══ Supplied records ══
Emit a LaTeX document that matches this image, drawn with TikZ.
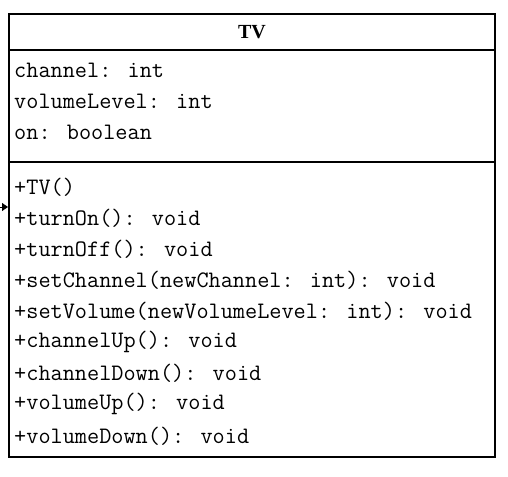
\documentclass[tikz,border=0pt]{standalone}
\usepackage{fontspec}
\setmainfont{Liberation Serif}
\usetikzlibrary{arrows.meta,positioning}

\begin{document}
\begin{tikzpicture}[
  x=1pt, y=-1pt,
  classbox/.style={draw, line width=2pt, minimum width=486pt, minimum height=443pt, inner sep=0pt},
  rule/.style={line width=2pt},
  title/.style={font=\fontsize{20}{24}\selectfont\bfseries},
  member/.style={anchor=west, inner sep=0pt, font=\ttfamily\fontsize{23.6}{28}\selectfont},
  arrow/.style={-{Triangle[length=6pt, width=8pt]}, line width=1pt}
]
  \useasboundingbox (0,0) rectangle (508,476);

  % Class box
  \node[classbox] (tv) at (252,235.5) {};
  \node[title] (name) at (252,32) {TV};
  \coordinate (sepA) at (9,50);
  \coordinate (sepB) at (9,162);
  \draw[rule] (tv.west |- sepA) -- (tv.east |- sepA);
  \draw[rule] (tv.west |- sepB) -- (tv.east |- sepB);

  % Attributes
  \node[member] (channel) at (14,70) {channel: int};
  \node[member] (volume) at (14,101) {volumeLevel: int};
  \node[member] (on) at (14,132) {on: boolean};

  % Operations
  \node[member] (ctor) at (14,187) {+TV()};
  \node[member] (turnon) at (14,218) {+turnOn(): void};
  \node[member] (turnoff) at (14,249) {+turnOff(): void};
  \node[member] (setch) at (14,280) {+setChannel(newChannel: int): void};
  \node[member] (setvol) at (14,311) {+setVolume(newVolumeLevel: int): void};
  \node[member] (chup) at (14,342) {+channelUp(): void};
  \node[member] (chdown) at (14,373) {+channelDown(): void};
  \node[member] (volup) at (14,404) {+volumeUp(): void};
  \node[member] (voldown) at (14,436) {+volumeDown(): void};

  % Incoming arrow (cut off at the edge)
  \coordinate (incoming) at (0,207);
  \draw[arrow] (incoming) -- (tv.west |- incoming);
\end{tikzpicture}
\end{document}
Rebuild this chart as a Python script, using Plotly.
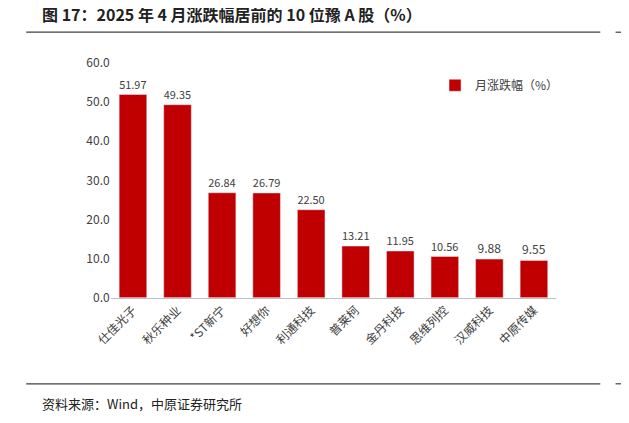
import plotly.graph_objects as go

stocks = ["仕佳光子", "秋乐种业", "*ST新宁", "好想你", "利通科技",
          "普莱柯", "金丹科技", "思维列控", "汉威科技", "中原传媒"]
changes = [51.97, 49.35, 26.84, 26.79, 22.50, 13.21, 11.95, 10.56, 9.88, 9.55]
y_ticks = [0, 10, 20, 30, 40, 50, 60]

FONT = "Noto Sans CJK SC"

fig = go.Figure()
fig.add_trace(go.Bar(
    x=stocks, y=changes, name="月涨跌幅（%）",
    marker_color="#C00000", width=0.62,
    text=[f"{v:.2f}" for v in changes], textposition="outside",
    textfont=dict(size=12, color="#404040", family=FONT),
    cliponaxis=False,
))

fig.update_layout(
    width=629, height=423,
    paper_bgcolor="white", plot_bgcolor="white",
    margin=dict(l=0, r=0, t=0, b=0),
    font=dict(family=FONT, color="#404040"),
    showlegend=True,
    legend=dict(x=0.67, y=0.87, xanchor="left", yanchor="top",
                font=dict(size=12, color="#404040"), bgcolor="rgba(0,0,0,0)"),
    bargap=0.38,
    xaxis=dict(domain=[0.14, 0.868], showline=True, linecolor="#BFBFBF",
               tickangle=-45, tickfont=dict(size=12), ticks=""),
    yaxis=dict(domain=[0.311, 0.889], range=[0, 60], tickvals=y_ticks,
               tickformat=".1f", showgrid=False, showline=False,
               tickfont=dict(size=12), zeroline=False),
    shapes=[
        dict(type="line", xref="paper", yref="paper", x0=0.002, x1=0.94,
             y0=0.965, y1=0.965, line=dict(color="#404040", width=1.2)),
        dict(type="line", xref="paper", yref="paper", x0=0.002, x1=0.94,
             y0=0.099, y1=0.099, line=dict(color="#404040", width=1.2)),
        dict(type="line", xref="paper", yref="paper", x0=0.965, x1=1.0,
             y0=0.965, y1=0.965, line=dict(color="#404040", width=1.2)),
        dict(type="line", xref="paper", yref="paper", x0=0.965, x1=1.0,
             y0=0.099, y1=0.099, line=dict(color="#404040", width=1.2)),
    ],
    annotations=[
        dict(text="<b>图 17：2025 年 4 月涨跌幅居前的 10 位豫 A 股（%）</b>",
             xref="paper", yref="paper", x=0.024, y=0.975,
             xanchor="left", yanchor="bottom", showarrow=False,
             font=dict(size=16, color="#222222", family=FONT)),
        dict(text="资料来源：Wind，中原证券研究所",
             xref="paper", yref="paper", x=0.024, y=0.08,
             xanchor="left", yanchor="top", showarrow=False,
             font=dict(size=13, color="#222222", family=FONT)),
    ],
)

fig.write_html("out.html")
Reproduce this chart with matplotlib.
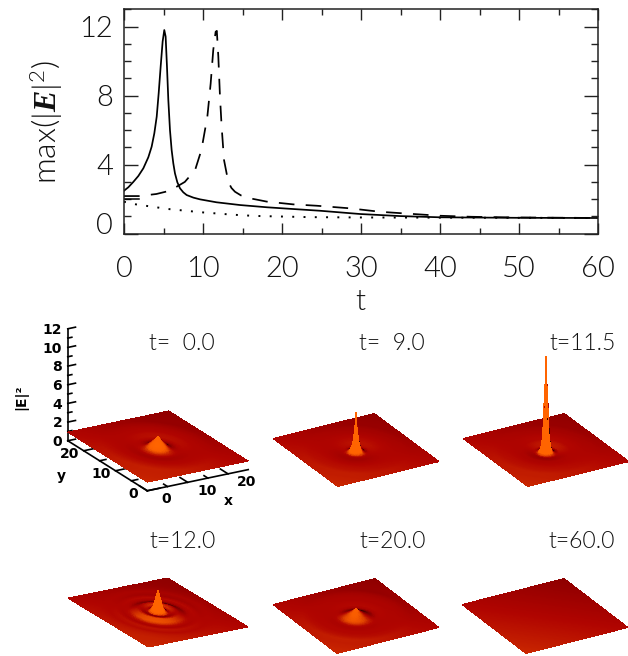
import matplotlib
matplotlib.use("Agg")
import matplotlib.pyplot as plt
import numpy as np
from matplotlib.colors import LinearSegmentedColormap
from matplotlib.ticker import MultipleLocator

W_PX, H_PX = 628, 656

plt.rcParams["font.family"] = ["Lato", "DejaVu Sans"]
plt.rcParams["font.weight"] = 300
plt.rcParams["mathtext.fontset"] = "custom"
plt.rcParams["mathtext.rm"] = "Lato:weight=300"
plt.rcParams["mathtext.it"] = "Liberation Serif:italic:bold"
plt.rcParams["mathtext.default"] = "regular"

# curves of the upper panel
solid_t = [0, 0.55, 1.18, 1.81, 2.45, 3.08, 3.5, 3.84, 4.14, 4.39, 4.64, 4.89, 5.1, 5.27, 5.44, 5.61, 5.82,
           6.03, 6.24, 6.45, 6.75, 7.09, 7.5, 7.93, 8.78, 9.62, 11.7, 14.7, 18.1, 21.4, 24.8, 29.9, 35, 40, 50, 60]
solid_v = [2.49, 2.69, 3.0, 3.34, 3.79, 4.43, 5.04, 5.82, 6.78, 8.14, 9.68, 11.13, 11.8, 11.42, 9.68, 7.75, 6.0,
           4.85, 4.08, 3.5, 2.98, 2.63, 2.4, 2.24, 2.09, 1.99, 1.82, 1.66, 1.53, 1.43, 1.33, 1.14, 1.02, 0.95, 0.92, 0.91]
dashed_t = [0, 1.9, 4.1, 5.8, 7.7, 9, 9.8, 10.55, 10.97, 11.3, 11.6, 11.75, 11.94, 12.15, 12.36,
            12.66, 13.2, 13.6, 14.05, 14.8, 15.95, 18.06, 21.4, 24.4, 28.6, 32.4, 36, 40, 44, 48, 60]
dashed_v = [2.18, 2.18, 2.3, 2.49, 3.0, 3.69, 4.85, 6.78, 8.7, 10.65, 11.7, 11.75, 10.26, 7.94, 6.2,
            4.27, 3.0, 2.65, 2.43, 2.22, 2.05, 1.86, 1.7, 1.62, 1.47, 1.27, 1.16, 1.04, 0.98, 0.95, 0.91]
dotted_t = [0, 1.5, 5.6, 9.8, 13.8, 16.5, 23.4, 30, 40, 50, 60]
dotted_v = [1.85, 1.70, 1.43, 1.24, 1.10, 1.03, 0.96, 0.94, 0.93, 0.92, 0.91]
stub_t = [0, 1.9]
stub_v = [2.0, 2.0]
x_ticks = [0, 10, 20, 30, 40, 50, 60]
y_ticks = [0, 4, 8, 12]

# radial profiles of |E|^2
radii = [0, 0.15, 0.35, 0.5, 0.7, 1, 1.4, 2, 2.5, 3, 3.7, 4.5, 5.5, 6.5, 7.5, 9, 10.5, 12, 14, 18, 36]
prof_00 = [2.02, 1.93, 1.8, 1.7, 1.6, 1.46, 1.26, 0.98, 0.82, 0.74, 0.7, 0.72, 0.78, 0.84, 0.88, 0.93, 0.95, 0.93, 0.92, 0.93, 0.93]
prof_09 = [5.0, 3.9, 2.8, 2.2, 1.6, 1.15, 0.85, 0.68, 0.66, 0.68, 0.72, 0.77, 0.82, 0.86, 0.89, 0.92, 0.94, 0.93, 0.93, 0.93, 0.93]
prof_11 = [11.0, 8.5, 6.8, 4.8, 2.4, 1.25, 0.8, 0.64, 0.62, 0.66, 0.72, 0.78, 0.82, 0.86, 0.89, 0.92, 0.94, 0.93, 0.93, 0.93, 0.93]
prof_12 = [3.3, 3.05, 2.7, 2.4, 2.0, 1.5, 1.2, 0.98, 1.0, 1.08, 1.14, 1.0, 0.82, 0.82, 0.88, 0.88, 0.93, 0.94, 0.93, 0.93, 0.93]
prof_20 = [1.72, 1.66, 1.58, 1.52, 1.45, 1.36, 1.24, 1.08, 0.96, 0.85, 0.76, 0.76, 0.8, 0.84, 0.87, 0.92, 0.95, 0.93, 0.93, 0.93, 0.93]
prof_60 = [0.93] * len(radii)

titles = ["t=  0.0", "t=  9.0", "t=11.5", "t=12.0", "t=20.0", "t=60.0"]
profiles = [prof_00, prof_09, prof_11, prof_12, prof_20, prof_60]

# plate centre on the page (px), elevation, x and y edge lengths on the page (px)
centres = [(158, 446.5), (356, 450), (546, 450), (158, 612.5), (356, 616), (545, 616)]
elevs = [21.3, 25.3, 25.3, 20.5, 26.2, 26.2]
x_edges = [116.5, 116.8, 116.8, 115.0, 117.8, 117.8]
y_edges = [159.0, 129.8, 129.8, 161.0, 128.0, 128.0]
title_x = [182, 392, 583, 183, 393, 582]
title_y = [344, 344, 344, 541, 541, 541]

surf_cmap = LinearSegmentedColormap.from_list(
    "surf", ["#3c0000", "#7a0000", "#960000", "#b00400", "#c42000", "#e04400", "#f85c00", "#ff6400"])


def draw_top(fig):
    ax = fig.add_axes([124 / W_PX, 1 - 233.7 / H_PX, 474 / W_PX, 224.4 / H_PX])
    ax.plot(solid_t, solid_v, color="black", lw=1.25)
    ax.plot(dashed_t, dashed_v, color="black", lw=1.25, linestyle=(0, (9, 6.5)))
    ax.plot(dotted_t, dotted_v, color="black", lw=1.4, linestyle=(0, (1, 4.8)))
    ax.plot(stub_t, stub_v, color="black", lw=1.1)
    ax.set_xlim(0, 60)
    ax.set_ylim(0, 13)
    ax.set_xticks(x_ticks)
    ax.set_yticks(y_ticks)
    ax.xaxis.set_minor_locator(MultipleLocator(5))
    ax.yaxis.set_minor_locator(MultipleLocator(1))
    ax.tick_params(axis="x", which="major", direction="in", top=True, length=8, width=1, labelsize=21, pad=16, color="#222222", labelcolor="#111111")
    ax.tick_params(axis="x", which="minor", direction="in", top=True, length=4, width=1, color="#222222")
    ax.tick_params(axis="y", which="major", direction="in", right=True, length=10, width=1, labelsize=21, pad=8, color="#222222", labelcolor="#111111")
    ax.tick_params(axis="y", which="minor", direction="in", right=True, length=5, width=1, color="#222222")
    ax.get_yticklabels()[0].set_verticalalignment("baseline")
    for spine in ax.spines.values():
        spine.set_linewidth(1.1)
        spine.set_color("#222222")
    fig.text(360 / W_PX, 1 - 302 / H_PX, "t", fontsize=21, ha="center", va="center", color="#111111")
    fig.text(47 / W_PX, 1 - 122 / H_PX, r"max$(|\mathit{E}|^2)$", fontsize=23, rotation=90,
             ha="center", va="center", color="#111111")


def draw_surface(fig, i):
    sx, sy = x_edges[i], y_edges[i]
    elev = elevs[i]
    sz = 12 * 9.33 / np.cos(np.radians(elev))
    norm = np.sqrt(sx ** 2 + sy ** 2 + sz ** 2)
    side = norm / 1.03
    cx, cy = centres[i]
    ty = cy - (6 - 0.93) * 9.33
    left = cx - 0.5135 * side
    bottom = (H_PX - ty) - 0.5135 * side
    ax = fig.add_axes([left / W_PX, bottom / H_PX, side / W_PX, side / H_PX],
                      projection="3d", proj_type="ortho")
    ax.patch.set_visible(False)
    ax.view_init(elev=elev, azim=240)
    ax.set_box_aspect((sx, sy, sz))
    ax.set_xlim(0, 25)
    ax.set_ylim(0, 25)
    ax.set_zlim(0, 12)
    ax.set_axis_off()

    g = np.linspace(0, 25, 201)
    X, Y = np.meshgrid(g, g)
    r = np.hypot(X - 12.5, Y - 12.5)
    Z = np.interp(r, radii, profiles[i])

    # shade from the radial slope, blended between knots so the rings stay soft
    rad = np.array(radii)
    mids = (rad[1:] + rad[:-1]) / 2
    steps = np.diff(profiles[i]) / np.diff(rad)
    dz_dr = np.interp(r, mids, steps)
    with np.errstate(invalid="ignore", divide="ignore"):
        slope = np.nan_to_num(dz_dr * ((X - 12.5) + (Y - 12.5)) / r)
    level = 0.42 - 0.36 * ((X + Y) / 50 - 0.5) + 0.62 * np.tanh(slope * 2.2)
    ax.plot_surface(X, Y, Z, facecolors=surf_cmap(np.clip(level, 0, 1)), rstride=1, cstride=1,
                    shade=False, linewidth=0, antialiased=False)
    fig.text(title_x[i] / W_PX, 1 - title_y[i] / H_PX, titles[i], fontsize=16.5, ha="center",
             va="center", color="#111111")
    return ax


def draw_box_axes(fig, ax):
    lw = 1.2
    font = dict(fontsize=10, family="DejaVu Sans", fontweight="bold", color="black")
    ax.plot([0, 0], [25, 25], [0, 12], color="black", lw=lw)
    ax.plot([0, 0], [0, 25], [0, 0], color="black", lw=lw)
    ax.plot([0, 25], [0, 0], [0, 0], color="black", lw=lw)
    for z in range(0, 13):
        ln = 1.9 if z % 2 == 0 else 1.0
        ax.plot([0, ln], [25, 25], [z, z], color="black", lw=lw)
        if z % 2 == 0:
            ax.text(-1.4, 25, z, str(z), ha="right", va="center", **font)
    for v in range(0, 25, 5):
        ln = 2.4 if v % 10 == 0 else 1.2
        ax.plot([v, v], [0, ln], [0, 0], color="black", lw=lw)
        ax.plot([0, ln * 1.3], [v, v], [0, 0], color="black", lw=lw)
    for v in (0, 10, 20):
        ax.text(v + 1, -4.7, 0, str(v), rotation=22, ha="center", va="center", **font)
        ax.text(-3.6, v, 0, str(v), rotation=-30, ha="center", va="center", **font)
    ax.text(12.2, -10.1, 0, "x", rotation=22, ha="center", va="center", **font)
    ax.text(-11.7, 12.1, 0, "y", rotation=-60, ha="center", va="center", **font)
    fig.text(21 / W_PX, 1 - 397 / H_PX, "|E|²", rotation=90, ha="center", va="center", **font)


def main():
    fig = plt.figure(figsize=(W_PX / 100, H_PX / 100), dpi=100)
    draw_top(fig)
    for i in range(6):
        ax = draw_surface(fig, i)
        if i == 0:
            draw_box_axes(fig, ax)
    fig.savefig("out.png", dpi=100)


if __name__ == "__main__":
    main()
═══
Given task — Copy out the listing above from the line containing "Reproduce this chart with matplotlib." to the line containing "W_PX, H_PX = 628, 656", both included, exactly as written and minus the images.

Finished task —
Reproduce this chart with matplotlib.
import matplotlib
matplotlib.use("Agg")
import matplotlib.pyplot as plt
import numpy as np
from matplotlib.colors import LinearSegmentedColormap
from matplotlib.ticker import MultipleLocator

W_PX, H_PX = 628, 656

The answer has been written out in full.